The only book I’ve ever read by Hunter S. Thompson was “Fear and Loathing in Las Vegas.” Regardless of what you feel about his life or his constant ingestion of drugs ranging from acid to horse tranquilizers, the man was a talented writer. His words are raw, a vein exposed to the eyes of readers, sentences seemingly scrapped from his own still beating heart with a razor blade.
Recently, in an issue of Rolling Stone, they profiled his life as a young man. Told through quotes from friends and family members, the article unfolded a curious look at the person who would one day invent the concept of Gonzo Journalism. The thing that struck me most was his approach to classic works of literature. Here is what is friend Porter Bibb said:
“We all believed we were (F. Scott) Fitzgerald incarnate. Hunter was as passionate as the rest of us about this. This is when he started typing out Fitzgerald and Hemingway books word by word. I used to kid Hunter a lot and say, “You’re not Fitzgerald. What the #*&^ are you typing The Great Gatsby for? That’s the stupidest thing I’ve ever seen.”
“You know,” he said, “I just like to get the feel of how it is to write those words.”
The easy response to that concept is to write off Thompson as an obsessed addict that would one day kill himself. But when I read that, I felt a challenge from Hunter.
Here was a man that was desperate to be a writer, to be the greatest writer he could be, to unlock that part of him he knew was waiting deep inside. So he studied the masters, to the point of actually writing out entire books just to know how those words felt under his fingertips. All of which makes me wonder why I treat the Bible so casually.
Hunter showed more reverence for The Great Gatsby than I do the Bible. He invested more time and energy and heart and soul into understanding the inner workings of Fitzgerald than I do the inner workings of God.
I’m not saying I should write out the Bible word for word, I’m just admitting that I spend a shamefully small amount of time in it. Most mornings I read the Bible for a few minutes, but I don’t pour over it. Most days I look at it like taking a vitamin. It’s just something I do. It’s something I think is good for me, but I don’t really ingest it. It doesn’t necessarily shape the rest of my day or flavor my thinking for any given time. And I think that’s a problem.

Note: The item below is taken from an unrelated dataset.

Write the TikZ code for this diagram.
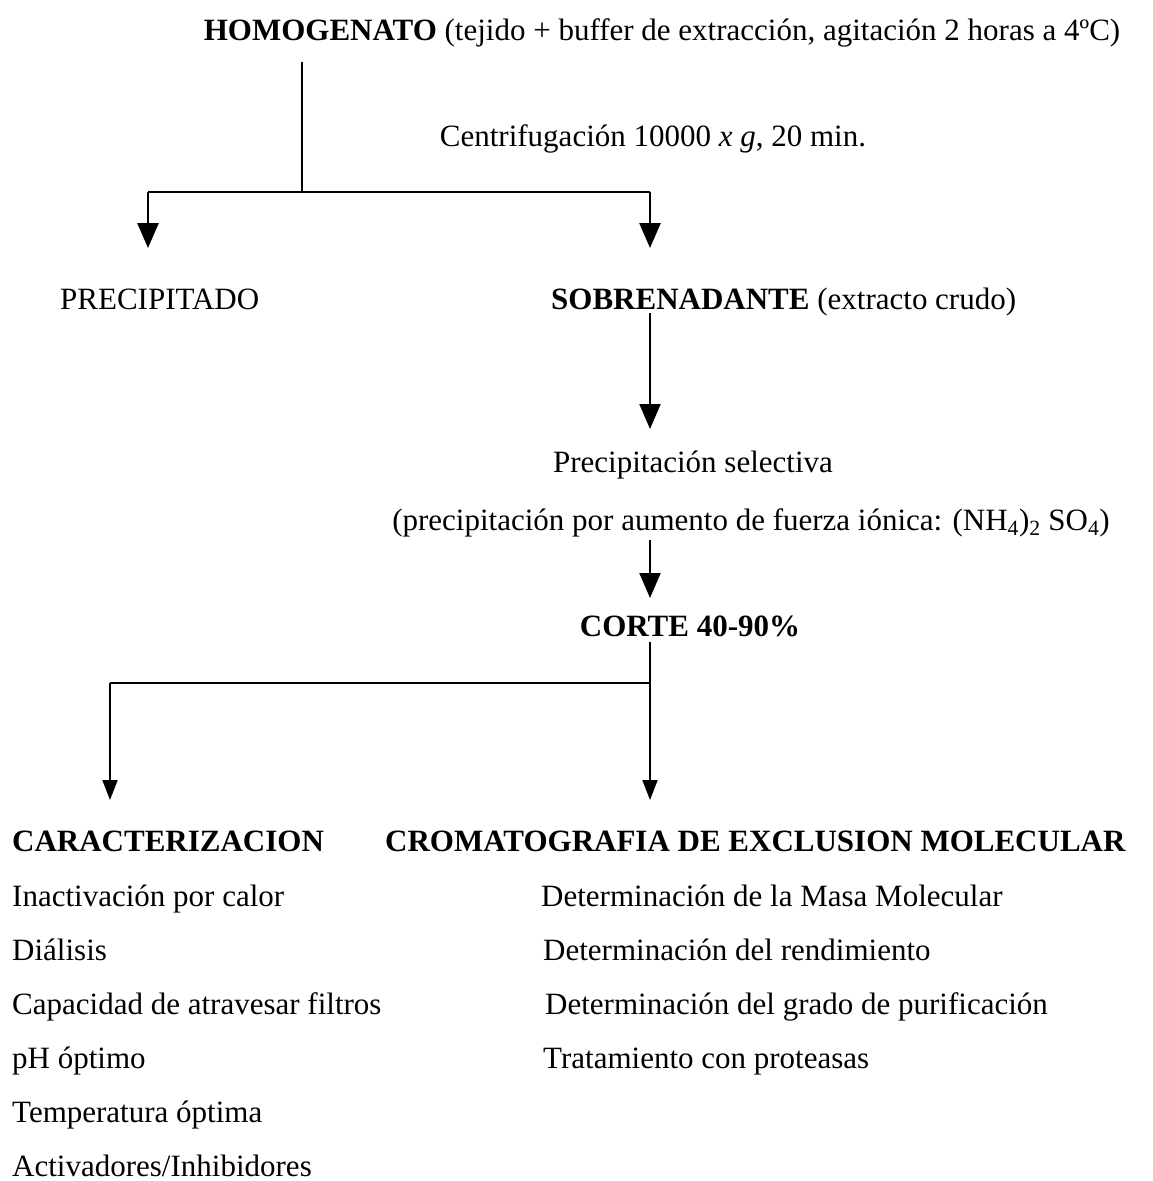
\documentclass[tikz,border=0pt]{standalone}
\usepackage{fontspec}
\setmainfont{Liberation Serif}
\usetikzlibrary{calc,arrows,arrows.meta}

\begin{document}
\begin{tikzpicture}[x=1pt,y=-1pt,>={Triangle[width=21pt,length=25pt]},
	every node/.style={inner sep=0pt},
	font=\fontsize{31}{36}\selectfont]
	\useasboundingbox (0,0) rectangle (1153,1181);

	% text of the first steps
	\node[anchor=base] (homog) at (662,40) {\textbf{HOMOGENATO} (tejido + buffer de extracción, agitación 2 horas a 4ºC)};
	\node[anchor=base] (centr) at (653,146) {Centrifugación 10000 \textit{x g}, 20 min.};
	\node[anchor=base west] (precip) at (60,309) {PRECIPITADO};
	\node[anchor=base west] (sobre) at (551,309) {\textbf{SOBRENADANTE} (extracto crudo)};
	\node[anchor=base] (selec) at (693,472) {Precipitación selectiva};
	\node[anchor=base] (fuerza) at (751,530) {(precipitación por aumento de fuerza iónica: (NH\textsubscript{4})\textsubscript{2} SO\textsubscript{4})};
	\node[anchor=base] (corte) at (690,636) {\textbf{CORTE 40-90\%}};

	% define the coordinates of the first split
	\coordinate (A) at (302,62);
	\coordinate (B) at (302,192);
	\coordinate (C) at (148,192);
	\coordinate (D) at (650,192);

	% draw the first split
	\draw[line width=2.6pt] (A)--(B) (C)--(D);
	\draw[->,line width=2.6pt] (C)--(148,248);
	\draw[->,line width=2.6pt] (D)--(650,248);

	% sobrenadante to precipitacion
	\coordinate (E) at (650,313);
	\draw[->,line width=2pt] (E)--(650,429);
	\coordinate (F) at (650,540);
	\draw[->,line width=2pt] (F)--(650,598);

	% define the coordinates of the second split
	\coordinate (G) at (650,642);
	\coordinate (H) at (650,683);
	\coordinate (K) at (110,683);
	\draw[line width=2pt] (G)--(H)--(K);
	\draw[->,>={Triangle[width=15pt,length=20pt]},line width=2pt] (H)--(650,800);
	\draw[->,>={Triangle[width=15pt,length=20pt]},line width=2pt] (K)--(110,800);

	% caracterizacion
	\node[anchor=base west] (carac) at (12,851) {\textbf{CARACTERIZACION}};
	\node[anchor=base west] (c1) at (12,906) {Inactivación por calor};
	\node[anchor=base west] (c2) at (12,960) {Diálisis};
	\node[anchor=base west] (c3) at (12,1014) {Capacidad de atravesar filtros};
	\node[anchor=base west] (c4) at (12,1068) {pH óptimo};
	\node[anchor=base west] (c5) at (12,1122) {Temperatura óptima};
	\node[anchor=base west] (c6) at (12,1176) {Activadores/Inhibidores};

	% cromatografia
	\node[anchor=base west] (croma) at (385,851) {\textbf{CROMATOGRAFIA DE EXCLUSION MOLECULAR}};
	\node[anchor=base west] (r1) at (541,906) {Determinación de la Masa Molecular};
	\node[anchor=base west] (r2) at (543,960) {Determinación del rendimiento};
	\node[anchor=base west] (r3) at (545,1014) {Determinación del grado de purificación};
	\node[anchor=base west] (r4) at (543,1068) {Tratamiento con proteasas};

\end{tikzpicture}
\end{document}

That’s part of the reason I started writing that daily devotional on my other site. Not out of guilt or shame. Please don’t hear me trying to guilt you into reading the Bible. Those feelings might initially motivate change but they never sustain it. No, what I am saying is that I desire to desire the Bible. I admit there are many mornings when I don’t want to read. But I want to want to read. I want to want to read the Bible with the same passion Hunter S. Thompson invested in reading The Great Gatsby.